On Radio 4's 'Today' programme recently, following the arrest in Belgrade of Radovan Karadzic, James Naughtie was heard to declare - as if it were a simple, well-known fact - that the NATO bombing of 1999 had been a success. Bridget Kendall, the Diplomatic Correspondent, responded with a rather more nuanced critique. With the recent declaration of independence in Kosovo, the Albanian population might well feel that it was a success - but at what cost?
Jan Oberg, of the Transnational Foundation wrote earlier this year:
"Did the international community make mistakes? Or did it have a deliberate plan to destroy Yugoslavia? Or was it a mix of this spiced with general conflict illiteracy? The answer is as hugely complex as it is important.
"One mechanism is obvious, however: Having started out with the outdated, two-party conflict paradigm – one all right, the other all wrong - borrowed from the just dissolved Cold War structure, nothing could go right. And since this community by constitution cannot admit that it makes mistakes, it has had to build on blunders, covering them up by continuing its irrational, counter-productive policies. The sum total is a boomeranging make-believe such as independent Kosovo. "
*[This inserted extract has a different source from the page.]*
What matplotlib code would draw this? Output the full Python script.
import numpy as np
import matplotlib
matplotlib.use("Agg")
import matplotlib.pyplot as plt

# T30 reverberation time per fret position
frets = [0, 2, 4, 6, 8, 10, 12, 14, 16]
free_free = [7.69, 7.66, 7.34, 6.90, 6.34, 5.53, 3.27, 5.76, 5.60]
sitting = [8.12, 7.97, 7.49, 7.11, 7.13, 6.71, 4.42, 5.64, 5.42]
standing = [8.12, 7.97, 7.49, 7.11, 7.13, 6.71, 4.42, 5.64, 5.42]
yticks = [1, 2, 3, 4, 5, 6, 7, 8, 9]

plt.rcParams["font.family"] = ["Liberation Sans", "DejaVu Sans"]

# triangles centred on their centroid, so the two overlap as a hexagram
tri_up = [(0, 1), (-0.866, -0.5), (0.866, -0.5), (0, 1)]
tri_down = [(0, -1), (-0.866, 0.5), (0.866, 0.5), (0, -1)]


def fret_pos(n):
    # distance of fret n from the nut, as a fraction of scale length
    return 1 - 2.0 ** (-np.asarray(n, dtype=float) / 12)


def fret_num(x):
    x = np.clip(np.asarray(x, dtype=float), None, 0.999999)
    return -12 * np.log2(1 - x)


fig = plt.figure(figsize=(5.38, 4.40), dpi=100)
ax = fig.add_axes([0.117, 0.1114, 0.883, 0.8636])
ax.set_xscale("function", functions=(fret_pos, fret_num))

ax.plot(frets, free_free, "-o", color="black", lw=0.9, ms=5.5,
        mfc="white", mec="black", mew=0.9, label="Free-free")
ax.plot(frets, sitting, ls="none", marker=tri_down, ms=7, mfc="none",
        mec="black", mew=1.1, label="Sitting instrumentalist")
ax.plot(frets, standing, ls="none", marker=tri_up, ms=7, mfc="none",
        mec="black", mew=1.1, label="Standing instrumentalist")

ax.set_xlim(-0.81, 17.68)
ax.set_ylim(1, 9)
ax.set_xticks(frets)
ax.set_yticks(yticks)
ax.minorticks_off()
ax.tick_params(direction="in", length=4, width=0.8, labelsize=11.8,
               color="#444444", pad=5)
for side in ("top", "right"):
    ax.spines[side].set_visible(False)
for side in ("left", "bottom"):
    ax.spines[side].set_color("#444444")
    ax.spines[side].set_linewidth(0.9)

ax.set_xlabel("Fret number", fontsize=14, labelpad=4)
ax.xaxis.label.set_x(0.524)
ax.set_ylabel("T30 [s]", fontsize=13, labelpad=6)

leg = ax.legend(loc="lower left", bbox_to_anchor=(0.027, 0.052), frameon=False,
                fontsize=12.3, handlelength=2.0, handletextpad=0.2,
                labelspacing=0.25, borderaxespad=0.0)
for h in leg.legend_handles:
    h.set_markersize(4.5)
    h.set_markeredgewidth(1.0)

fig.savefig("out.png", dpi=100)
In the year of the bombing itself, Philip Hammond concludes:, in Reporting Kosovo: Journalism vs. Propaganda,
"As the bombs and missiles rained down we were informed by Nato leaders that this was 'not a war', and when it ended every newspaper found the same word to describe the occupation of part of a sovereign country by foreign troops: 'liberation'. This was a fitting climax to a media crusade which had frequently turned reality on its head in an utter dereliction of what journalism is supposed to be. It would seem that one casualty of the Kosovo war was British journalism, although some sources maintain it was already long dead. In its place we have propaganda."
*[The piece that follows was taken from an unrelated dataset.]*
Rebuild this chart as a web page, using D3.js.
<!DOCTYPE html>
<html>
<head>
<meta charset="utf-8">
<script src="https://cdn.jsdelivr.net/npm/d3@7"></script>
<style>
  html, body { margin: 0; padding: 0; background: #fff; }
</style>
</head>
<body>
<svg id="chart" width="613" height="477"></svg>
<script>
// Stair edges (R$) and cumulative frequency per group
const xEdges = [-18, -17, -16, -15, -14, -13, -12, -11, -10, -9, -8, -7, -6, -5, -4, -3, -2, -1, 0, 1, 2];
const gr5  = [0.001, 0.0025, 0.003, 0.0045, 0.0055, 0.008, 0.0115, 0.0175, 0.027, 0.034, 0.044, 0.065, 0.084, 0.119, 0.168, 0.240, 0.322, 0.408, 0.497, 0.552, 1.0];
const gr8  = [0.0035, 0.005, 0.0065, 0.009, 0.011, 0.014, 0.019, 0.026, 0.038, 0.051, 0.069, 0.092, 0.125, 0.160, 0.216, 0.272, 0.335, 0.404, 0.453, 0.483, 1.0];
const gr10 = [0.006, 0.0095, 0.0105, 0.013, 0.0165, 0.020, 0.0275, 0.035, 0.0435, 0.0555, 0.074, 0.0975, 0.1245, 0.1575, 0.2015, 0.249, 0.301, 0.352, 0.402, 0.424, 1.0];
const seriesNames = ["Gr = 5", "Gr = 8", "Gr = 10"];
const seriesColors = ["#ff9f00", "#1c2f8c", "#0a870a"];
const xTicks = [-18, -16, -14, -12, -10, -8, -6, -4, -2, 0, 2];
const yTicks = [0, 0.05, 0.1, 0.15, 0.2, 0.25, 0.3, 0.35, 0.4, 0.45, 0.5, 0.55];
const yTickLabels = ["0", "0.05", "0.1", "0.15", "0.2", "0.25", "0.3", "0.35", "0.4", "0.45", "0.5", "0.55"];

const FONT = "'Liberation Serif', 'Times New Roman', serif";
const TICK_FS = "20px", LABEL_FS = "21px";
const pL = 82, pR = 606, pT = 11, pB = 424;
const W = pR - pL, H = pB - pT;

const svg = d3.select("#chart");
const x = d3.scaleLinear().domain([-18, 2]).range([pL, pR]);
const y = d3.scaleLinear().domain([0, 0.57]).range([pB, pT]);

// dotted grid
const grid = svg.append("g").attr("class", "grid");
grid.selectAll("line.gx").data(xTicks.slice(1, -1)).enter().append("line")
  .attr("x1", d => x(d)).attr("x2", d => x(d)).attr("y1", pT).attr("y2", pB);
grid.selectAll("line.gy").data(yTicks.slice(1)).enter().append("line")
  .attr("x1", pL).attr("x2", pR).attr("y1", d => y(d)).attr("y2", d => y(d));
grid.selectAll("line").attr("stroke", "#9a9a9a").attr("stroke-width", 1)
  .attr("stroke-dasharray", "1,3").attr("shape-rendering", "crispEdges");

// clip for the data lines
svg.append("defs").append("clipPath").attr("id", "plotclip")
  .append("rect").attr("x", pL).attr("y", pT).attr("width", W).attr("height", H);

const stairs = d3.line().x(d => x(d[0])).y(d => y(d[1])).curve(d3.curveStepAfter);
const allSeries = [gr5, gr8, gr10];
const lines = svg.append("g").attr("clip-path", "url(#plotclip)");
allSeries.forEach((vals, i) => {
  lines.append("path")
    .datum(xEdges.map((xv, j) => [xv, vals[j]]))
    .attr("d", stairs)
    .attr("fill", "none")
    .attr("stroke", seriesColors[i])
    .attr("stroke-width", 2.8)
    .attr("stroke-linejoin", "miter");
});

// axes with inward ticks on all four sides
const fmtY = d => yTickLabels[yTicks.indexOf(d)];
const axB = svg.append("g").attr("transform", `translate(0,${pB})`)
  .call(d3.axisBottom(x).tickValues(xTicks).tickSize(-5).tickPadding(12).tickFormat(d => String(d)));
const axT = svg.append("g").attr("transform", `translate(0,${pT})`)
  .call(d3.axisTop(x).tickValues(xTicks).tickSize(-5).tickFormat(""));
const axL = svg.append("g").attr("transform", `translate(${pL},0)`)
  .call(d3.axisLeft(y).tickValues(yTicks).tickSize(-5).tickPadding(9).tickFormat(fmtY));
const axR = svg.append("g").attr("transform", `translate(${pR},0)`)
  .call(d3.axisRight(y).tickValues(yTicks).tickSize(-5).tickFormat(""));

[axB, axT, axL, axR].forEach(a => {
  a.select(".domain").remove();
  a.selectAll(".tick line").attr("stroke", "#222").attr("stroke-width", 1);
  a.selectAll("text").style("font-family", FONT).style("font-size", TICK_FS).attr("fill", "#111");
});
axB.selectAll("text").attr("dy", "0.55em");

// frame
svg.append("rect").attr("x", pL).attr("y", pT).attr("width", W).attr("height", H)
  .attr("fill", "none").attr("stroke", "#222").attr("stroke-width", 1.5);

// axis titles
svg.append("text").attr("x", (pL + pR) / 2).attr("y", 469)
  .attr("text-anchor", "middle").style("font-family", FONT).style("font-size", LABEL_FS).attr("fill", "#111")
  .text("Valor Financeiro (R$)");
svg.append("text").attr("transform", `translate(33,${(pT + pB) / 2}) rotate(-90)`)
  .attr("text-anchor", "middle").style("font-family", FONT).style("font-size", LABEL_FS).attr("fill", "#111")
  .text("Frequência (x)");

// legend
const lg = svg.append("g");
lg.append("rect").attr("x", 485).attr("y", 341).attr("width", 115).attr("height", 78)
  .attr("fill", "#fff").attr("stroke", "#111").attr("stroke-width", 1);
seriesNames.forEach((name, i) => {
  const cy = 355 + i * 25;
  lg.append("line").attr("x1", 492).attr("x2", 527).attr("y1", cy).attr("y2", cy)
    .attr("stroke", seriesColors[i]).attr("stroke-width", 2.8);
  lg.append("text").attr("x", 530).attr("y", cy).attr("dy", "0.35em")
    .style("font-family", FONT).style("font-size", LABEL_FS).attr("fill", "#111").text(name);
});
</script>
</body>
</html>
The further away you get from an event, historically, it is harder but still more important to question the history with which we are presented as fact, just as it was and remains important to look beneath the current headlines. The danger in doing so is that the very process of questioning can easily be turned around and used as propaganda by one party or another. But keep questioning we must, and keep looking for nonviolent alternatives to the desperation and destructiveness of military responses.
In 2000, between the Nato action in the Balkans and the beginning of the 'war on terror', Judith Large wrote: "Let us never lose our compassion for suffering and willingness to respond. But let us also cultivate an awareness and sensitivity to signs and signals, and take imaginative and strategica actions to pre-empt collective violence, to protect the vulnerable, to build different futures. It is a longer, slower path than the use of only force, but it will lead to hope and renewal rather than destruction and retribution."
(in 'No Alternative? Nonviolent Responses to Repressive Regimes', edited by John Lampen and published by Sessions of York).